Title: Hardness results for agnostic learning

One of the central algorithmic tasks in learning theory is to learn an
unknown classification rule (hypothesis) from a set of training
examples so that future examples can be classified. The hypothesis
output by the learner is required to belong to a certain "concept
class" which is assumed to contain a good classification rule for the
data. Under the promise that the concept class contains a perfect
classifier that is correct on all training examples, the learning
problem amounts to finding a hypothesis from the class that is
consistent with the training data. For some concept classes, such as
the class of monomials, decision lists, XOR functions, or halfspaces,
this problem is solvable in polynomial time.

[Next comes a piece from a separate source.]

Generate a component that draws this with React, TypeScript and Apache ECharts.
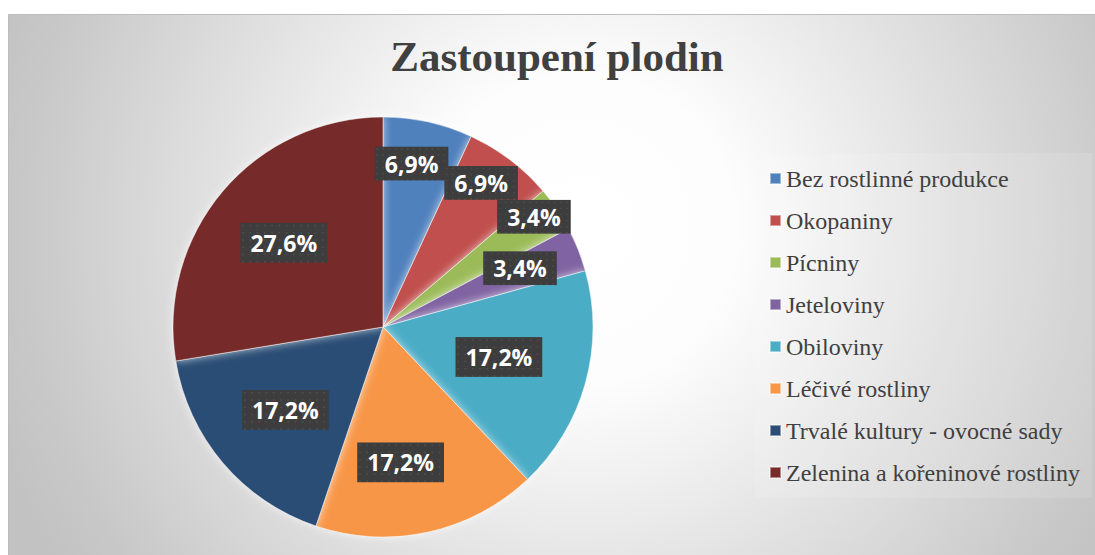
import React, { useEffect, useRef } from "react";
import * as echarts from "echarts";

const categories = [
  "Bez rostlinné produkce",
  "Okopaniny",
  "Pícniny",
  "Jeteloviny",
  "Obiloviny",
  "Léčivé rostliny",
  "Trvalé kultury - ovocné sady",
  "Zelenina a kořeninové rostliny",
];
const values = [2, 2, 1, 1, 5, 5, 5, 8];
const colors = ["#4f81bd", "#c0504d", "#9bbb59", "#8064a2", "#4bacc6", "#f79646", "#2c4d75", "#772c2a"];
// label placement: fraction of radius, angle nudge in degrees (counter-clockwise)
const labelRadiusFrac = [0.79, 0.83, 0.89, 0.71, 0.57, 0.65, 0.61, 0.62];
const labelAngleNudge = [2.5, 3, 2, 1.5, 1, -5, 0, 0];

function makePattern(): string {
  const c = document.createElement("canvas");
  c.width = 96;
  c.height = 44;
  const ctx = c.getContext("2d");
  if (!ctx) return "";
  ctx.fillStyle = "#3d3d3d";
  ctx.fillRect(0, 0, c.width, c.height);
  ctx.fillStyle = "#4b4b4b";
  for (let y = 2; y < c.height; y += 8) {
    for (let x = 2; x < c.width; x += 8) {
      ctx.fillRect(x, y, 2, 2);
    }
  }
  return c.toDataURL();
}

export default function App() {
  const ref = useRef<HTMLDivElement>(null);
  useEffect(() => {
    if (!ref.current) return;
    const chart = echarts.init(ref.current, undefined, { renderer: "svg" });
    const total = values.reduce((a, b) => a + b, 0);
    const R = 210;
    const CX = 383;
    const CY = 327;
    let acc = 0;
    const labelPos = values.map((v, i) => {
      const mid = 90 - ((acc + v / 2) / total) * 360 + labelAngleNudge[i];
      acc += v;
      const rad = (mid * Math.PI) / 180;
      const rr = labelRadiusFrac[i] * R;
      return [CX + rr * Math.cos(rad), CY - rr * Math.sin(rad)];
    });
    const pattern = makePattern();
    const data = values.map((v, i) => ({
      name: categories[i],
      value: v,
      itemStyle: { color: colors[i] },
    }));
    chart.setOption({
      animation: false,
      graphic: [
        {
          type: "rect",
          silent: true,
          z: -10,
          shape: { x: 8.5, y: 14.5, width: 1090, height: 545 },
          style: {
            fill: {
              type: "radial",
              x: 580,
              y: 230,
              r: 620,
              global: true,
              colorStops: [
                { offset: 0, color: "#ffffff" },
                { offset: 0.25, color: "#fdfdfd" },
                { offset: 0.9, color: "#c8c8c8" },
                { offset: 1, color: "#c2c2c2" },
              ],
            },
            stroke: "#bdbdbd",
            lineWidth: 1,
          },
        },
      ],
      title: {
        text: "Zastoupení plodin",
        left: 552,
        textAlign: "center",
        top: 30,
        textStyle: {
          fontFamily: "Liberation Serif",
          fontWeight: "bold",
          fontSize: 43,
          color: "#404040",
        },
      },
      legend: {
        orient: "vertical",
        left: 755,
        top: 153,
        padding: [12, 12, 12, 14],
        backgroundColor: "rgba(255,255,255,0.12)",
        itemWidth: 11,
        itemHeight: 11,
        itemGap: 15,
        icon: "rect",
        data: categories,
        textStyle: {
          fontFamily: "Liberation Serif",
          fontSize: 24,
          lineHeight: 27,
          color: "#404040",
        },
      },
      series: [
        {
          type: "pie",
          center: [CX, CY],
          radius: [0, R],
          startAngle: 90,
          clockwise: true,
          avoidLabelOverlap: false,
          itemStyle: {
            borderColor: "rgba(255,255,255,0.45)",
            borderWidth: 1,
            shadowColor: "rgba(255,255,255,0.7)",
            shadowBlur: 8,
          },
          label: {
            show: true,
            position: "outside",
            formatter: (p: any) =>
              ((values[p.dataIndex] / total) * 100).toFixed(1).replace(".", ",") + "%",
            fontFamily: "Open Sans",
            fontWeight: "bold",
            fontSize: 23,
            lineHeight: 26,
            color: "#ffffff",
            padding: [7, 10],
            backgroundColor: pattern ? { image: pattern } : "#3d3d3d",
            shadowColor: "rgba(0,0,0,0.55)",
            shadowBlur: 6,
            shadowOffsetX: 3,
            shadowOffsetY: 3,
          },
          labelLine: { show: false },
          labelLayout: (params: any) => {
            const p = labelPos[params.dataIndex];
            return { x: p[0], y: p[1], align: "center", verticalAlign: "middle" };
          },
          emphasis: { disabled: true },
          data,
        },
      ],
    });
    return () => chart.dispose();
  }, []);
  return (
    <div
      ref={ref}
      style={{ position: "absolute", left: 0, top: 0, width: 1095, height: 555 }}
    />
  );
}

But what if there is no such consistent hypothesis?  This would often
be the case in practice where one does not have accurate background
knowledge on the correct hypothesis that explains the data. Also, even
if the original data is perfectly explained by a hypothesis from the
assumed concept class, the actual training data could be noisy. In
such a case, a natural goal, called "agnostic learning," is to output
a hypothesis from the class that correctly classifies as many examples
as possible.

A celebrated result due to Hastad (1997) showed that for the class of
XOR functions, even a tiny amount of noise makes learning an XOR
function with any non-trivial agreement NP-hard. Similar results were
recently obtained for the class of monomials and halfspaces. In this
talk, I will discuss these hardness results for agnostic learning,
focusing mostly on the following tight hardness result for learning
halfspaces: for arbitrary constants $\eps,\delta > 0$, given training
data from the hypercube a fraction $(1-\eps)$ of which can be
explained by a halfspace, it is NP-hard to find a halfspace that
correctly labels a fraction $(1/2+\delta)$ of the examples.

Based on joint work with Prasad Raghavendra.